• **Stated task**
Copy the data precisely, character for character, and leave out every picture.

▼

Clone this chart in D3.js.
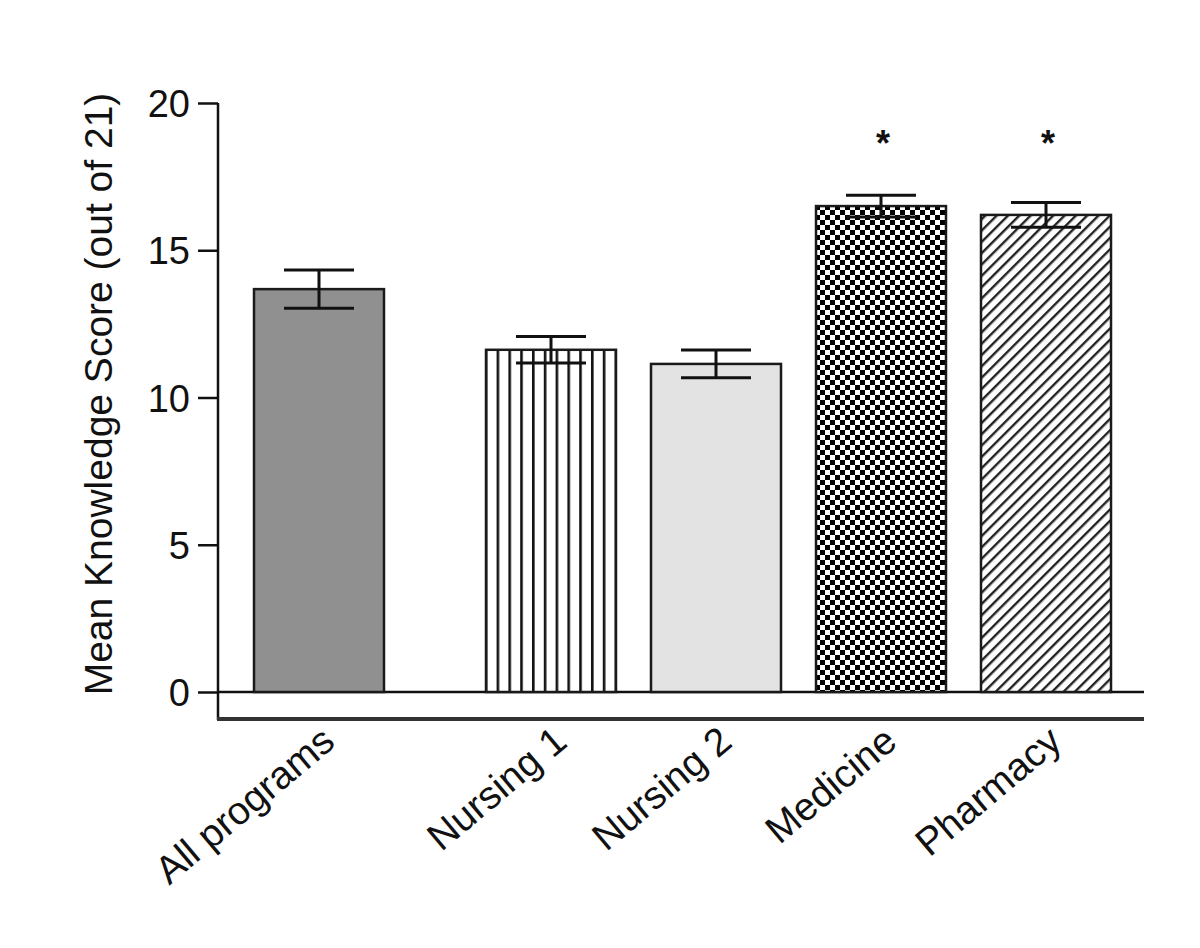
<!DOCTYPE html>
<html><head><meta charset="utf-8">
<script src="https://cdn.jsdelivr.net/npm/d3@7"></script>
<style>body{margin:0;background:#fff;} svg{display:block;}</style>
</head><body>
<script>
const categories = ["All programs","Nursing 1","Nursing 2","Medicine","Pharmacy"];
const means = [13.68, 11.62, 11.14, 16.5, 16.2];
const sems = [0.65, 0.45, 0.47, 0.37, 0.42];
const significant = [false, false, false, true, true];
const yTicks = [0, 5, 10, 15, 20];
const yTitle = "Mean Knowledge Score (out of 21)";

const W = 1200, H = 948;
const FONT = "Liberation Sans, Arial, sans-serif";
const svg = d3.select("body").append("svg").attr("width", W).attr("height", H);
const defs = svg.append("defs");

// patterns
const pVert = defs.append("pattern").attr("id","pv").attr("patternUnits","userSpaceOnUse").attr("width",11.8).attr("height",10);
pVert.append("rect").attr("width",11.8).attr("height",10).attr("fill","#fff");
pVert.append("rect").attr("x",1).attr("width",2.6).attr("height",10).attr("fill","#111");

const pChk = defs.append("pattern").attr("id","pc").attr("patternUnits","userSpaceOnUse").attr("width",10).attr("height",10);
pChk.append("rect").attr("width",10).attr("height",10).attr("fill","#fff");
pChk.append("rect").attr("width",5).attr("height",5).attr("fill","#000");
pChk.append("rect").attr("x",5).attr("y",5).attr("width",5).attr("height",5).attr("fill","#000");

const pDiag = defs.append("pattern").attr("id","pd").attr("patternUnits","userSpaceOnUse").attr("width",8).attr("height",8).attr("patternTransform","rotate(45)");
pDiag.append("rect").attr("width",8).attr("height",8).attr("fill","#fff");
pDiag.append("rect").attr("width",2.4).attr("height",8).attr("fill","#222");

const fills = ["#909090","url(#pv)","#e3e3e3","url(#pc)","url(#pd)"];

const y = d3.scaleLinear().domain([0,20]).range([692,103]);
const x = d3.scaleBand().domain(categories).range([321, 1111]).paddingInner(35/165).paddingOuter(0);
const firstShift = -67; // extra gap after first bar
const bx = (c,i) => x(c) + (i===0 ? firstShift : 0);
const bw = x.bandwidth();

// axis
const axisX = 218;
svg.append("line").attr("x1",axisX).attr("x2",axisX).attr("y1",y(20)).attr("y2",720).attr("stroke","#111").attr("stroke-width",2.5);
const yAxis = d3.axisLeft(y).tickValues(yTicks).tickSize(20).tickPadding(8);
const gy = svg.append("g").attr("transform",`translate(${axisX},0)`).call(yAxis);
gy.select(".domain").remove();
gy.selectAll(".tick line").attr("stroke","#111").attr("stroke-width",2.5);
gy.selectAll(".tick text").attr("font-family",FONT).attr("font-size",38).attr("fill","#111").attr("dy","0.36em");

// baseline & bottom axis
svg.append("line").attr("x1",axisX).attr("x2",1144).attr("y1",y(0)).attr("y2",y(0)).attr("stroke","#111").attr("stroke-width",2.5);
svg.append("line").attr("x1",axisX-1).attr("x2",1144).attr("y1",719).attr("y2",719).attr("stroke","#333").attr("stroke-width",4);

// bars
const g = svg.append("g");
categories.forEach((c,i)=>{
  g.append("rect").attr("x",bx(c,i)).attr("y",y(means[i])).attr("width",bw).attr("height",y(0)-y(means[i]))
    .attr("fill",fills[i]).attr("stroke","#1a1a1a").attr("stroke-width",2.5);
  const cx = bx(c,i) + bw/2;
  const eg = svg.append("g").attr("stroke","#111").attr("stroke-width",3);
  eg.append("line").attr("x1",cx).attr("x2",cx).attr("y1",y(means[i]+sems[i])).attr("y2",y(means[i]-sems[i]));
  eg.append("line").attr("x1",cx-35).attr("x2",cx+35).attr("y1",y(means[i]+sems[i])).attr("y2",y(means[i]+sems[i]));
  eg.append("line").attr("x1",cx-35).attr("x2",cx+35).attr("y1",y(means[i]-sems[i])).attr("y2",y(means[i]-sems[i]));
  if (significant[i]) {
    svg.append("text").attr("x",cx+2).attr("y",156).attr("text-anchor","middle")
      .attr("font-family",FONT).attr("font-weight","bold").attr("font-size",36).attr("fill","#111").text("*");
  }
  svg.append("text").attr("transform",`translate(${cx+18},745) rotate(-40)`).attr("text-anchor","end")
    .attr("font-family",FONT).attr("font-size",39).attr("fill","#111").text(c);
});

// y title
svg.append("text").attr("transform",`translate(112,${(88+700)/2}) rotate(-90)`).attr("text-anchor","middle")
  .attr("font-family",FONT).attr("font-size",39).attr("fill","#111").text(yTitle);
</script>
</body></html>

▲

• **Written solution**
Clone this chart in D3.js.
<!DOCTYPE html>
<html><head><meta charset="utf-8">
<script src="https://cdn.jsdelivr.net/npm/d3@7"></script>
<style>body{margin:0;background:#fff;} svg{display:block;}</style>
</head><body>
<script>
const categories = ["All programs","Nursing 1","Nursing 2","Medicine","Pharmacy"];
const means = [13.68, 11.62, 11.14, 16.5, 16.2];
const sems = [0.65, 0.45, 0.47, 0.37, 0.42];
const significant = [false, false, false, true, true];
const yTicks = [0, 5, 10, 15, 20];
const yTitle = "Mean Knowledge Score (out of 21)";

const W = 1200, H = 948;
const FONT = "Liberation Sans, Arial, sans-serif";
const svg = d3.select("body").append("svg").attr("width", W).attr("height", H);
const defs = svg.append("defs");

// patterns
const pVert = defs.append("pattern").attr("id","pv").attr("patternUnits","userSpaceOnUse").attr("width",11.8).attr("height",10);
pVert.append("rect").attr("width",11.8).attr("height",10).attr("fill","#fff");
pVert.append("rect").attr("x",1).attr("width",2.6).attr("height",10).attr("fill","#111");

const pChk = defs.append("pattern").attr("id","pc").attr("patternUnits","userSpaceOnUse").attr("width",10).attr("height",10);
pChk.append("rect").attr("width",10).attr("height",10).attr("fill","#fff");
pChk.append("rect").attr("width",5).attr("height",5).attr("fill","#000");
pChk.append("rect").attr("x",5).attr("y",5).attr("width",5).attr("height",5).attr("fill","#000");

const pDiag = defs.append("pattern").attr("id","pd").attr("patternUnits","userSpaceOnUse").attr("width",8).attr("height",8).attr("patternTransform","rotate(45)");
pDiag.append("rect").attr("width",8).attr("height",8).attr("fill","#fff");
pDiag.append("rect").attr("width",2.4).attr("height",8).attr("fill","#222");

const fills = ["#909090","url(#pv)","#e3e3e3","url(#pc)","url(#pd)"];

const y = d3.scaleLinear().domain([0,20]).range([692,103]);
const x = d3.scaleBand().domain(categories).range([321, 1111]).paddingInner(35/165).paddingOuter(0);
const firstShift = -67; // extra gap after first bar
const bx = (c,i) => x(c) + (i===0 ? firstShift : 0);
const bw = x.bandwidth();

// axis
const axisX = 218;
svg.append("line").attr("x1",axisX).attr("x2",axisX).attr("y1",y(20)).attr("y2",720).attr("stroke","#111").attr("stroke-width",2.5);
const yAxis = d3.axisLeft(y).tickValues(yTicks).tickSize(20).tickPadding(8);
const gy = svg.append("g").attr("transform",`translate(${axisX},0)`).call(yAxis);
gy.select(".domain").remove();
gy.selectAll(".tick line").attr("stroke","#111").attr("stroke-width",2.5);
gy.selectAll(".tick text").attr("font-family",FONT).attr("font-size",38).attr("fill","#111").attr("dy","0.36em");

// baseline & bottom axis
svg.append("line").attr("x1",axisX).attr("x2",1144).attr("y1",y(0)).attr("y2",y(0)).attr("stroke","#111").attr("stroke-width",2.5);
svg.append("line").attr("x1",axisX-1).attr("x2",1144).attr("y1",719).attr("y2",719).attr("stroke","#333").attr("stroke-width",4);

// bars
const g = svg.append("g");
categories.forEach((c,i)=>{
  g.append("rect").attr("x",bx(c,i)).attr("y",y(means[i])).attr("width",bw).attr("height",y(0)-y(means[i]))
    .attr("fill",fills[i]).attr("stroke","#1a1a1a").attr("stroke-width",2.5);
  const cx = bx(c,i) + bw/2;
  const eg = svg.append("g").attr("stroke","#111").attr("stroke-width",3);
  eg.append("line").attr("x1",cx).attr("x2",cx).attr("y1",y(means[i]+sems[i])).attr("y2",y(means[i]-sems[i]));
  eg.append("line").attr("x1",cx-35).attr("x2",cx+35).attr("y1",y(means[i]+sems[i])).attr("y2",y(means[i]+sems[i]));
  eg.append("line").attr("x1",cx-35).attr("x2",cx+35).attr("y1",y(means[i]-sems[i])).attr("y2",y(means[i]-sems[i]));
  if (significant[i]) {
    svg.append("text").attr("x",cx+2).attr("y",156).attr("text-anchor","middle")
      .attr("font-family",FONT).attr("font-weight","bold").attr("font-size",36).attr("fill","#111").text("*");
  }
  svg.append("text").attr("transform",`translate(${cx+18},745) rotate(-40)`).attr("text-anchor","end")
    .attr("font-family",FONT).attr("font-size",39).attr("fill","#111").text(c);
});

// y title
svg.append("text").attr("transform",`translate(112,${(88+700)/2}) rotate(-90)`).attr("text-anchor","middle")
  .attr("font-family",FONT).attr("font-size",39).attr("fill","#111").text(yTitle);
</script>
</body></html>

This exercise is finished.